Last week, UDOT gave the media the opportunity for a close up and very personal look at the goats who were not at all shy. In fact one seemed particularly fond of eating a television reporter's script, so that before she finished her report, her notes were gone.
The goats are kept in one area while they eat. When the weeds are cleared from that area, they'll be moved as a herd to another area, according to UDOT spokesman Tom Hudachko. When the project is completed, they will have eaten their way through about 40 acres.
Formal work on the parkway has not begun, nor can it until the supplemental Draft Environmental Statement process is complete. But UDOT is moving ahead with work on the 2,098-acre Nature Preserve.
Part of that work requires the control of noxious and invasive weeds. That usually is accomplished with chemical weed killers which can harm other plants, animals and birds in the area.
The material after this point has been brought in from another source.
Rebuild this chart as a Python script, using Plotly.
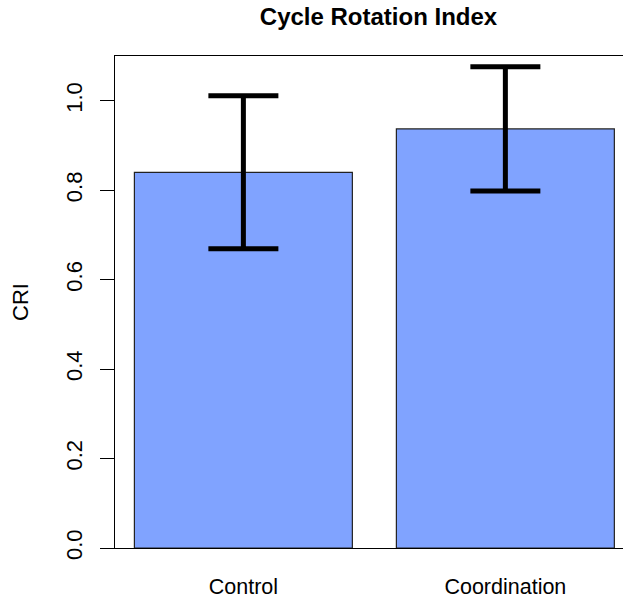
import plotly.graph_objects as go

# Cycle Rotation Index by condition (mean with error half-widths)
groups = ["Control", "Coordination"]
cri_mean = [0.840, 0.937]
cri_err = [0.171, 0.139]

y_ticks = [0.0, 0.2, 0.4, 0.6, 0.8, 1.0]
y_tick_text = ["0.0", "0.2", "0.4", "0.6", "0.8", "1.0"]

FONT = "Liberation Sans, Arial, sans-serif"

fig = go.Figure(
    go.Bar(
        x=groups,
        y=cri_mean,
        marker=dict(color="#80a3ff", line=dict(color="#222222", width=1.2)),
        error_y=dict(
            type="data",
            array=cri_err,
            symmetric=True,
            color="black",
            thickness=5,
            width=35,
        ),
    )
)

fig.update_layout(
    width=623,
    height=600,
    margin=dict(l=115, r=0, t=56, b=52),
    paper_bgcolor="white",
    plot_bgcolor="white",
    bargap=0.168,
    showlegend=False,
    font=dict(family=FONT, size=22, color="black"),
    title=dict(
        text="<b>Cycle Rotation Index</b>",
        font=dict(family=FONT, size=24, color="black"),
        x=378.5 / 623,
        xanchor="center",
        xref="container",
        y=1 - 8 / 600,
        yanchor="top",
        yref="container",
    ),
)

fig.update_xaxes(
    range=[-0.49, 1.449],
    showline=True,
    mirror=True,
    linecolor="black",
    linewidth=1.3,
    ticks="",
    showgrid=False,
    zeroline=False,
    ticklabelstandoff=19,
    tickfont=dict(family=FONT, size=21.5),
    automargin=False,
)

fig.update_yaxes(
    range=[0, 1.1],
    tickvals=y_ticks,
    ticktext=y_tick_text,
    tickangle=-90,
    ticks="outside",
    ticklen=14,
    tickwidth=1.3,
    tickcolor="black",
    showline=True,
    mirror=False,
    linecolor="black",
    linewidth=1.3,
    showgrid=False,
    zeroline=False,
    ticklabelstandoff=9,
    tickfont=dict(family=FONT, size=22),
    title=dict(text="CRI", standoff=27, font=dict(family=FONT, size=22)),
    automargin=False,
)

fig.write_html("out.html")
The idea to have goats clear the land in a natural way came from a Collaborative Design Team, an alliance of conservationists and others, concerned with preserving the area, according to John Thomas, UDOT's project director for the parkway.
The goats are happy to munch on the weeds, crushing about 99 percent of the seeds as they chew. As a result the seeds aren't spread through the digestive process. The goats also virtually ignore native plants which will be beneficial to wildlife in the area.
Another advantage? The goats' droppings fertilize the area, preparing the land for revegetation.
Last year, Garn's goats were similarly put into service by the U.S. Forest Service on the hillside east of Farmington, to clear unwanted growth for fire prevention.